Вооруженные конфликты могут способствовать укреплению этнической идентичности — и это находит отражение в политике. Анализ выборов в послевоенной Боснии, например, показал, что общины, больше пострадавшие от войны, активнее голосовали за партии этнического характера. «В таких условиях связи внутри этнических групп могут усиливаться, а недоверие между группами — расти, — заключали авторы. — Все это способствует политизации этнического фактора, и партии этим пользуются».
Подобное происходило и в Афганистане. На президентских выборах, прошедших в 2009 году, пуштуны в основном голосовали за кандидатов-пуштунов (включая победившего Хамида Карзая), таджики — за таджика Абдуллу Абдуллу, хазарейцы — за хазарейца Рамазана Башардоста. На более ранних выборах в 2004 году подавляющее большинство пуштунов также поддержало Карзая, большинство узбеков — Рашида Дустума, и на парламентских выборах в 2005 году голосование шло по такому же принципу.
Хотя названия основных партий подчеркивают религиозную, то есть исламскую, принадлежность, а не тот или иной этнос, отношение к ним, отмечалось в исследовании середины 2000-х годов, формировалось в зависимости от их связей с этническими группами — как к «узбекской», «таджикской» или «хазарейской» партиям. Так произошло в случае с «Исламским обществом Афганистана», которое в основном объединило таджиков.

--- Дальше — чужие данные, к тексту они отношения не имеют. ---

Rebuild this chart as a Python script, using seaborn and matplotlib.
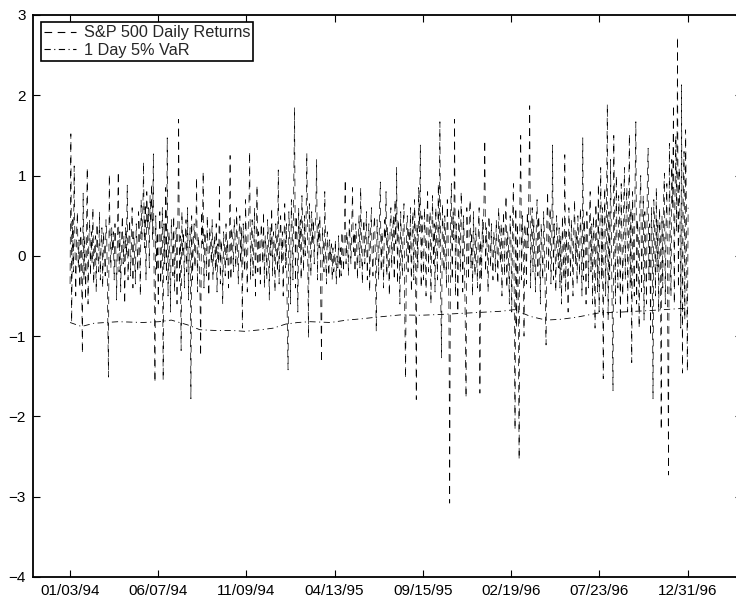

С другой стороны, ситуация может быть сложнее, чем просто поддержка «своих». Экспериментальный анализ Международного центра роста, опубликованный в 2019 году, показал, что хотя жители северных провинций Афганистана действительно склонны поддерживать кандидатов-соплеменников, их выбор может определяться не столько лояльностью к «своим», сколько недоверием и негативным отношением к «чужим».
Президентские выборы 2014 года, хотя и сопровождались значительными нарушениями, стали примером того, как политики, представляющие одну из этнических групп, могут апеллировать к другим. В них участвовали всего два кандидата — пуштун Ашраф Гани и таджик Абдулла Абдулла. Результаты показали, что за первого проголосовало большинство узбекской общины, за второго — большинство хазарейцев. В итоге выборы завершились разделом власти — Гани стал президентом, его соперник получил пост премьер-министра.
Все это, отмечают социологи из Сиднейского университета, может служить подтверждением роли этнического фактора. Исследователи указывали, что при отсутствии собственного кандидата группы в основном голосуют солидарно, рассчитывая на поддержку элит, представляющих претендента на власть, — но также и связанных с этим ограничений.
«Этническая идентификация учитывается при политическом торге между элитами, она может использоваться ими для мобилизации людей, — констатируют они. — Но в повседневной жизни существенную роль по-прежнему играют местные и родственные связи, а также механизмы покровительства, на которые люди полагаются в условиях слабости государственных институтов».